According to Broadridge, the new retirement reform will allow millions of Americans to invest in a 401(k) for the first time, increase the amount they currently set aside, or catch up their retirement savings in pursuit of their goals. Additionally, small business owners are being offered more incentives than ever to start plans for their employees.
For financial advisors, taking advantage of these opportunities requires an understanding of the regulations outlined in the new Act.

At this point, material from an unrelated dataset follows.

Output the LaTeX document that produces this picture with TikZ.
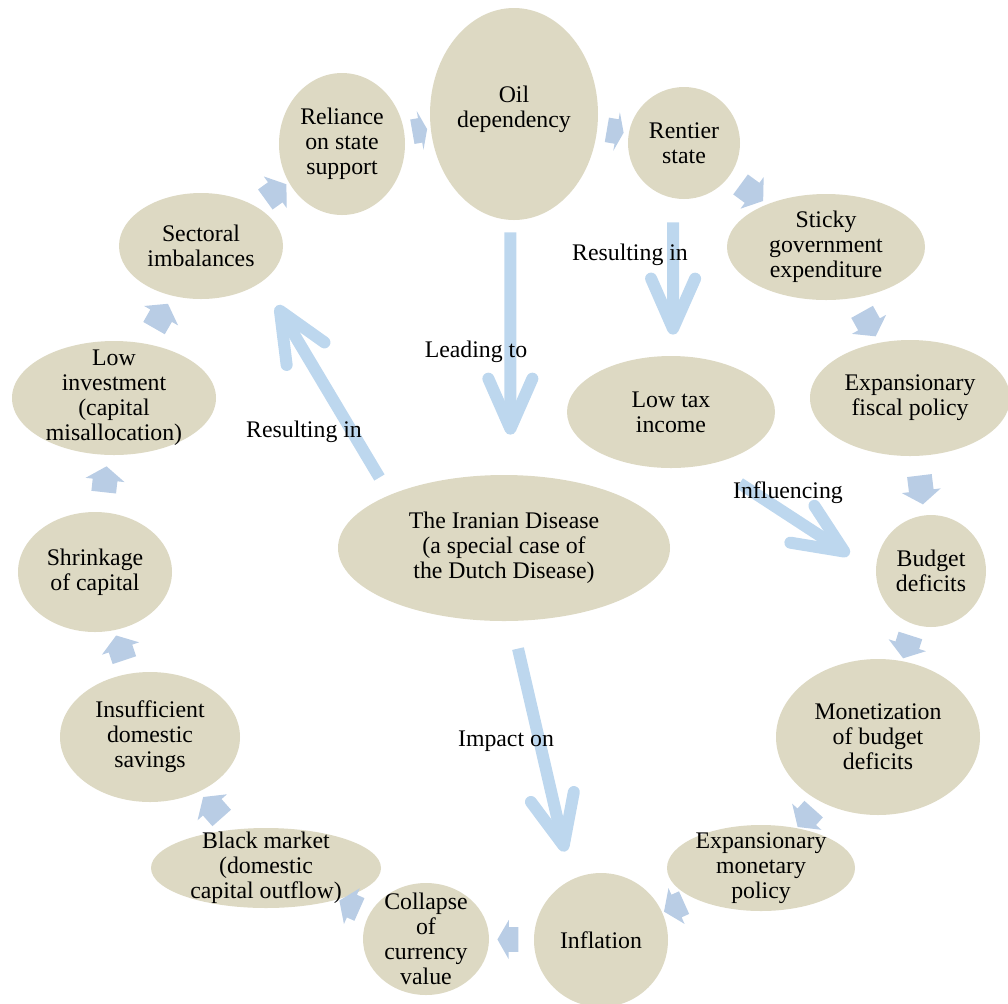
\documentclass[tikz,border=0pt]{standalone}
\usepackage{fontspec}
\setmainfont{Liberation Serif}
\usetikzlibrary{shapes.geometric,shapes.arrows,arrows.meta}
\definecolor{khaki}{HTML}{DDD9C3}
\definecolor{chevblue}{HTML}{B9CDE5}
\definecolor{bigblue}{HTML}{BDD7EE}

\begin{document}
\begin{tikzpicture}[x=0.5pt,y=-0.5pt,line join=round,
  font=\fontsize{11.9}{12.5}\selectfont,
  every label/.style={align=center,inner sep=0pt},
  ell/.style={ellipse,fill=khaki,inner sep=0pt},
  chev/.style={single arrow,fill=chevblue,inner sep=0pt,text height=12pt,text depth=0pt,
    single arrow head extend=3.6pt,sloped,allow upside down},
  bigarrow/.style={draw=bigblue,line width=6pt,line cap=butt,
    -{Straight Barb[length=25pt,width=22pt,round]}}]
\useasboundingbox (0,0) rectangle (1008,1003);
% the ring
\node[ell,minimum width=84pt,minimum height=106pt,label={[yshift=2.2pt]center:Oil\\dependency}] (oil) at (514,114) {};
\node[ell,minimum width=56pt,minimum height=56pt,label=center:{Rentier\\state}] (ren) at (684,143) {};
\node[ell,minimum width=99pt,minimum height=53pt,label=center:{Sticky\\government\\expenditure}] (sticky) at (826,247) {};
\node[ell,minimum width=100pt,minimum height=58pt,label=center:{Expansionary\\fiscal policy}] (fiscal) at (910,398) {};
\node[ell,minimum width=55pt,minimum height=56pt,label=center:{Budget\\deficits}] (budget) at (931,571) {};
\node[ell,minimum width=102pt,minimum height=78pt,label=center:{Monetization\\of budget\\deficits}] (monet) at (878,737) {};
\node[ell,minimum width=94pt,minimum height=43pt,label=center:{Expansionary\\monetary\\policy}] (monpol) at (761,868) {};
\node[ell,minimum width=67pt,minimum height=67pt,label=center:{Inflation}] (infl) at (601,940) {};
\node[ell,minimum width=63pt,minimum height=56pt,label=center:{Collapse\\of\\currency\\value}] (collapse) at (426,939) {};
\node[ell,minimum width=115pt,minimum height=40pt,label=center:{Black market\\(domestic\\capital outflow)}] (black) at (266,868) {};
\node[ell,minimum width=90pt,minimum height=65pt,label=center:{Insufficient\\domestic\\savings}] (insuff) at (150,737) {};
\node[ell,minimum width=77pt,minimum height=60pt,label=center:{Shrinkage\\of capital}] (shrink) at (95,572) {};
\node[ell,minimum width=102pt,minimum height=57pt,label=center:{Low\\investment\\(capital\\misallocation)}] (lowinv) at (114,398) {};
\node[ell,minimum width=82pt,minimum height=53pt,label=center:{Sectoral\\imbalances}] (sect) at (201,246) {};
\node[ell,minimum width=63pt,minimum height=71pt,label=center:{Reliance\\on state\\support}] (rel) at (342,144) {};
% inner nodes
\node[ell,minimum width=104pt,minimum height=56pt,label=center:{Low tax\\income}] (lowtax) at (671,412) {};
\node[ell,minimum width=166pt,minimum height=73pt,label=center:{The Iranian Disease\\(a special case of\\the Dutch Disease)}] (iran) at (504,548) {};
% small arrows round the ring
\foreach \a/\b/\l/\t in {rel/oil/7.5/140,oil/ren/8.5/140,ren/sticky/14/110,sticky/fiscal/14/110,
  fiscal/budget/14.5/110,budget/monet/12/110,monet/monpol/12/110,monpol/infl/11/110,
  infl/collapse/10.5/120,collapse/black/11/110,black/insuff/14/110,insuff/shrink/13/110,
  shrink/lowinv/13/110,lowinv/sect/14/110,sect/rel/13/110}
  \path (\a) -- node[chev,minimum height=\l pt,single arrow tip angle=\t]{} (\b);
% big arrows
\draw[bigarrow,shorten <=6pt,shorten >=20pt] (oil.268) -- (iran.85);
\draw[bigarrow,shorten <=12pt,shorten >=10.5pt] (ren.259) -- (lowtax.88);
\draw[bigarrow,shorten <=10pt,shorten >=14pt] (iran.155) -- (sect.330);
\draw[bigarrow,shorten <=17.5pt,shorten >=15.7pt] (lowtax.307) -- (budget.181);
\draw[bigarrow,shorten <=14pt,shorten >=14.3pt] (iran.276) -- (infl.116);
\node (t1) at (630,255) {Resulting in};
\node (t2) at (476,352) {Leading to};
\node (t3) at (304,432) {Resulting in};
\node (t4) at (788,493) {Influencing};
\node (t5) at (506,741) {Impact on};
\end{tikzpicture}
\end{document}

Here are the top five changes financial advisors need to know:
- Expansion of Required Minimum Distributions (RMDs): The age at which individuals must start taking RMDs has increased from 72 to 73, and in 10 years, it will increase again to 75. This will affect the timing of retirement withdrawals for many clients, and financial advisors will need to adjust their retirement income projections accordingly.
- Increased Catch-Up Contributions: According to the new Act, additional contributions to retirement plans are allowed for individuals 50 and older. For 401(k) and other employee-sponsored plans, these individuals can make additional catch-up contributions of $7500, a number that will increase with inflation in years to come.
- Changes to Qualified Charitable Distributions (QCDs): Prior to SECURE 2.0, individuals 70 ½ and older were able to contribute $100K directly from an IRA to a qualified charity without recognizing any income on the donated amount. Now, this number will be indexed for inflation. Additionally, a one-time QCD of up to $50K from an IRA to a charitable gift annuity, charitable remainder unitrust or charitable remainder annuity trust that benefits the participant or their spouse is now also permissible. This creates an opportunity for financial advisors to revisit their clients’ charitable giving strategies.
- Retirement Plan Auto-Enrollment: Advisors working with small business owners, pay attention. In 2025, 401(k) and 403(b) plans will be required to automatically enroll eligible participants who do not opt out of coverage. The goal of this change is to encourage more workers to save for retirement, especially those who are lower paid. Exceptions apply to small businesses with less than 10 employees, as well as businesses less than 3 years old.
- Introduction of Starter 401(k) Plans: Related to point number four, the new Act also permits employers that do not already offer retirement plans to provide starter 401(k) or safe harbor 403(b) plans to eligible employees. Employers aren’t required to match contributions, so this is an excellent point of entry for smaller businesses that want to help their employees secure their financial futures, but don’t have the capital to contribute themselves.
SECURE Act 2.0 will bring significant changes to the retirement landscape, and with those changes come opportunities for advisors to guide their clients through retirement-related decisions.